Pasukan Belanda menyerang Bukit Marapalam, bergerak dari Pagaruyung dengan kekuatan 8 pucuk meriam. Pasukan ini dapat dipukul mundur sampai ke desa Tanjung. Empat pucuk meriam dapat dirampas hulubalang Lintau. Empat hari kemudian, Belanda kembali mencoba menyerang Bukit Marapalam dari arah desa Tanjung. Peristiwa ini terjadi pada 13 April 1823.
Pasukan hulubalang Bonjol di bawah pimpinan Tuanku Mudo yang sedang berada di Ampek Angkek, mendengar serangan Belanda ke Bukit Marapalam itu, segera bergerak ke lembah Bukit Marapalam. Pasukan Bonjol menyerang dari arah utara sehingga hulubalang Lintau dapat menguasai medan pertempuran. Pasukan Lintau dan hulubalang Bonjol dapat menguasai lapangan pertempuran.

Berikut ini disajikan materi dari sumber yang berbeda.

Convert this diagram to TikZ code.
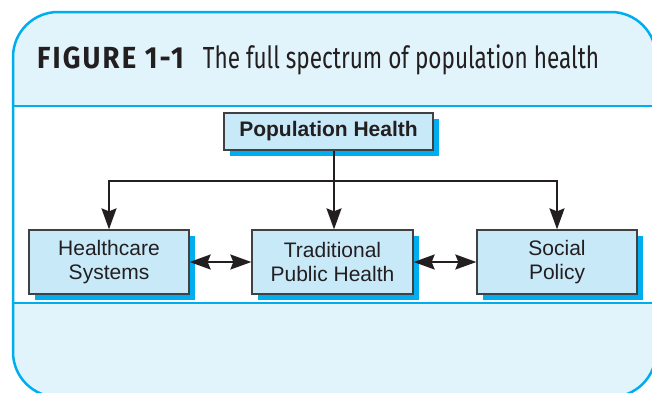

Kekalahan ketiga kalinya bagi pasukan Belanda terjadi pada tanggal 16 April 1823 yang dikenal sebagai Hari Keprajuritan Perlawanan Lintau. Peristiwa serangan Belanda dan perlawanan hulubalang Lintau tercantum pada relief Museum Perjuangan Taman Mini Indonesia Indah, Jakarta. Pada serangan itu Belanda mendapat kekalahan tiga orang perwira, 45 serdadu Belanda mati, 9 perwira luka dan 178 prajurit menderita luka. Empat buah meriam Belanda dapat dirampas.
Pertahanan Tuanku Lintau (1813-1830) baru ditembus pasukan Belanda melalui pengkhianatan yang dilakukan dalam malam pekat ketika hujan turun dengan deras.